Replacing integer pointers with capabilities for memory addresses improves the safety of software, especially code written using C or C++. Our current systems are not great at restricting access. Once inside, malicious software has free rein to access what it wants. Capabilities remove this threat by controlling access to each specific memory address.
Because all memory is accessed via CHERI capabilities, compartmentalization can be implemented within a single address space, allowing exponentially more compartmentalization than traditional process-based approaches. Isolating various critical codes prevents a single breach from taking over the entire system and can protect against accidental bugs and even deliberate attacks on the supply chain. CHERI’s compartmentalization architecture has the potential to remove whole classes of security issues, drastically increasing protection while decreasing costs compared to current partitioning approaches. All this with minimal effects on performance.

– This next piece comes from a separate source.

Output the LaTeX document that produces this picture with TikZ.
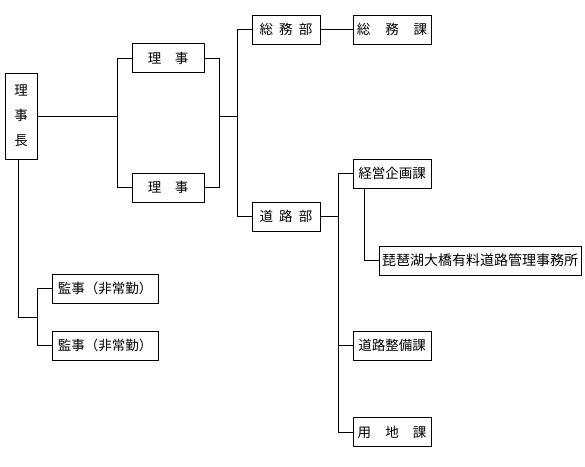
\documentclass[tikz,border=0pt]{standalone}
\usepackage{fontspec}
\setmainfont{Noto Sans CJK JP}
\begin{document}
\begin{tikzpicture}[x=1pt,y=-1pt,
  box/.style={draw=black,line width=0.9pt,inner sep=0pt,minimum height=29pt,font=\fontsize{13.5}{16}\selectfont},
  conn/.style={draw=black,line width=0.8pt}]
\useasboundingbox (0,0) rectangle (585,466);
\node[box,minimum width=32pt,minimum height=86pt,align=center,font=\fontsize{13.5}{25}\selectfont] (chair) at (21,116) {理\\事\\長};
\node[box,minimum width=72pt] (riji1) at (168,58) {理\hspace{1em}事};
\node[box,minimum width=72pt] (riji2) at (168,187.5) {理\hspace{1em}事};
\node[box,minimum width=68pt] (somubu) at (286,29.5) {総\hspace{0.45em}務\hspace{0.45em}部};
\node[box,minimum width=78pt] (somuka) at (392,29.5) {総\hspace{1.1em}務\hspace{1.1em}課};
\node[box,minimum width=68pt] (dorobu) at (286,216.5) {道\hspace{0.45em}路\hspace{0.45em}部};
\node[box,minimum width=78pt] (keiei) at (392,173.5) {経営企画課};
\node[box,minimum width=202pt,font=\fontsize{14}{16}\selectfont] (biwako) at (480,260.5) {琵琶湖大橋有料道路管理事務所};
\node[box,minimum width=78pt] (seibi) at (392,345.5) {道路整備課};
\node[box,minimum width=78pt] (yochi) at (392,432) {用\hspace{1.05em}地\hspace{1.05em}課};
\node[box,minimum width=106pt] (kanji1) at (105,288.5) {監事（非常勤）};
\node[box,minimum width=106pt] (kanji2) at (105,345.5) {監事（非常勤）};
\coordinate (j1) at (117,116);
\coordinate (j2) at (219,116);
\coordinate (j3) at (237,116);
\coordinate (j4) at (338,216.5);
\coordinate (j5) at (37,317);
\draw[conn] (chair.east) -- (j1);
\draw[conn] (riji1.west) -| (j1);
\draw[conn] (riji2.west) -| (j1);
\draw[conn] (riji1.east) -| (j2);
\draw[conn] (riji2.east) -| (j2);
\draw[conn] (j2) -- (j3);
\draw[conn] (somubu.west) -| (j3);
\draw[conn] (dorobu.west) -| (j3);
\draw[conn] (somubu.east) -- (somuka.west);
\draw[conn] (dorobu.east) -- (j4);
\draw[conn] (keiei.west) -| (j4);
\draw[conn] (yochi.west) -| (j4);
\draw[conn] (seibi.west) -- (seibi.west -| j4);
\draw[conn] ([xshift=12pt]keiei.south west) |- (biwako.west);
\draw[conn] ([xshift=-3pt]chair.south) |- (j5);
\draw[conn] (kanji1.west) -| (j5);
\draw[conn] (kanji2.west) -| (j5);
\end{tikzpicture}
\end{document}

Implementing CHERI at scale
A vital goal of CHERI is to permit the continued use of C and C++ code. Replacing the billions of lines of code written in these languages is not a practical solution to eliminate memory-safety issues. With this in mind, CHERI is a hybrid capability architecture extension designed to integrate with conventional memory management unit (MMU) based architectures and software stacks built using virtual memory and C/C++. This approach also facilitates incremental implementation in existing systems with minimal disruption.
As the lead partner in the UK Research and Innovation’s (UKRI) Digitial Security by Design (DSbD) program, Arm released the first Morello demonstrator boards on schedule in January 2022. Hundreds of CHERI-powered Morello boards are being sent this year to companies, universities and public research institutions for evaluation. Research agendas are now in place to test the new architecture. This includes conducting experiments in a broad range of applications across different programming languages and operating systems.
Testing includes staff working on graphics drivers to allow more exciting demonstrations, general software porting, optimization work, and research into aspects of temporal memory safety not directly supported by CHERI.